I Can’t Give Everything Away was song I immediately liked due to its blissful harmonies between strings and harmonica, and presentation of David’s voice in a way that could be described as it’s finest- polished and soaring. The beat and rhythm inspires foot tapping and head nodding, and no piece of Bowie’s Blackstar would be complete without a skilled and gifted saxophonist improvising to create an ecstatic song. The addition of guitar half way through adds to overall happy tone of the piece, however the lyrics may be presented in this positive way, but do indeed hold some less dynamic encrypted messages. Overall, I Can’t Give Everything Away was my favourite from Blackstar, I couldn't fault it.

In contrast, I didn't particularly like Girl Loves Me, but as a musician I can obviously appreciate the skill and quite frankly work of genius that it may be. The mixture of hollow voices and again impeccable orchestration gives this song a more edgy feel over the rest and this worked very well, especially with the addition of the synth around two thirds of the way through which is a remnant of Bowie’s roots of an icon of many decades. 

Furthermore, the syncopated rhythms add to the overall weirdness of the song which creates an atmosphere to me of hypnotic and trance-like sensation; as much as Girl Loves Me didn't please my taste, you can’t deny that it was written in a way that inspires ideas of professionalism.

The entry of Tis a Pity She Was a Whore gave me Goosebumps and flooded me with emotion as the slow sighs of Bowie himself filled my ears. The song then progresses into some kind of fast bluesy or jazzy track filled with musicians at their best. The long instrumentals provide the feeling of wanting to dance or shake your head in time to the ascending scales of the saxophones, reaching the top of their pitch in grand splendour. Again, I automatically loved this piece ,despite the overtly slightly sexist lyrics and repetitiveness, because of the way Bowie sings (influential, and indeed, just like the old days) and the maestros he has to back him.
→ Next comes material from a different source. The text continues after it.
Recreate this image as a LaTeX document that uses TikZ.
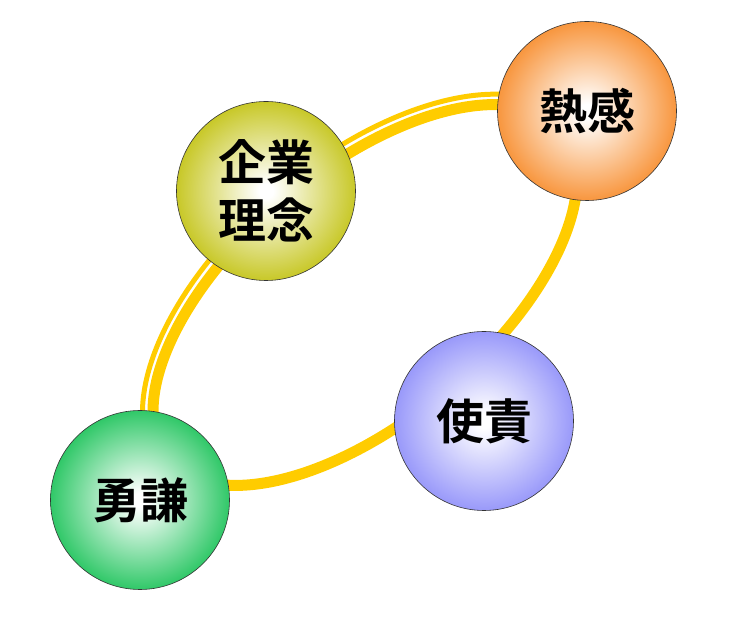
\documentclass[tikz,border=0pt]{standalone}
\usepackage{fontspec}
\newfontfamily\jpfont{Noto Sans CJK JP}[BoldFont={Noto Sans CJK JP Bold}]
\definecolor{ringgold}{HTML}{FFCC00}
\definecolor{kigyo}{HTML}{C8C828}
\definecolor{netsu}{HTML}{F8963E}
\definecolor{shiseki}{HTML}{9999FA}
\definecolor{yuken}{HTML}{30C868}
\colorlet{ballfill}{white}
\usetikzlibrary{calc, positioning}
\pgfdeclareradialshading[ballfill]{glow}{\pgfpoint{0bp}{0bp}}{color(0bp)=(white); color(2bp)=(white); color(25bp)=(ballfill); color(50bp)=(ballfill)}
\tikzset{
  ballcol/.code={\colorlet{ballfill}{#1}},
  ball/.style={circle, minimum size=179pt, inner sep=0pt, draw=black!80, line width=0.6pt,
    shade, shading=glow, ballcol=#1, align=center,
    font=\jpfont\bfseries\fontsize{48}{58}\selectfont},
  ring/.style={draw=ringgold, line width=11pt},
  ringthin/.style={draw=ringgold, line width=5pt}
}

\begin{document}
\begin{tikzpicture}[x=1pt, y=1pt]
  \useasboundingbox (0,0) rectangle (750,621);
  \coordinate (ringc) at (365,326);
  % ring behind the balls
  \begin{scope}[shift={(ringc)}, rotate=40]
    \draw[ring] (0,0) ellipse[x radius=256, y radius=125];
    \draw[ringthin] (267,0) arc[start angle=0, end angle=180, x radius=267, y radius=136];
  \end{scope}
  \foreach \name/\x/\y/\col/\txt in {
    rinen/266/430/kigyo/{企業\\理念},
    netsukan/587/510/netsu/熱感,
    shiseki/484/200/shiseki/使責,
    yuken/140/121/yuken/勇謙} {
    \node[ball=\col] (\name) at (\x,\y) {\txt};
  }
\end{tikzpicture}
\end{document}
Lazarus, everyone has stated how this was a pre-emptive message of Bowie’s death, with it’s lyrics such as “Look at me I’m in heaven/ I’ve got scars that can’t be seen” and “Everybody knows me now” which may be suggested as I slight dig at the fickle minority who claim to love legends once they have died. The video, which lacks Bowie’s usual love for colour and splendour and culture, highlights this message in a way that moved me tears when I watched it. Musically, the piece relaxed me though, which could suggest perhaps Bowie’s embrace of death- o put it bluntly, I liked Lazarus, a lot, as it made me feel emotions inside I can’t quite put my finger on, but may be described as mourning yet comfort, as well as musical satisfaction.

The album for me personally changed the way I viewed Bowie; to my idea of  the influential figure of music. In my opinion, Blackstar was indeed the way for his incredible and long career to end, with not so much of a bang but more a dignified yet authoritative and powerful full stop;.I hope to see generations of young and old enjoy Blackstar for the talent, and see it not only as beautiful or just as music, but see it as art.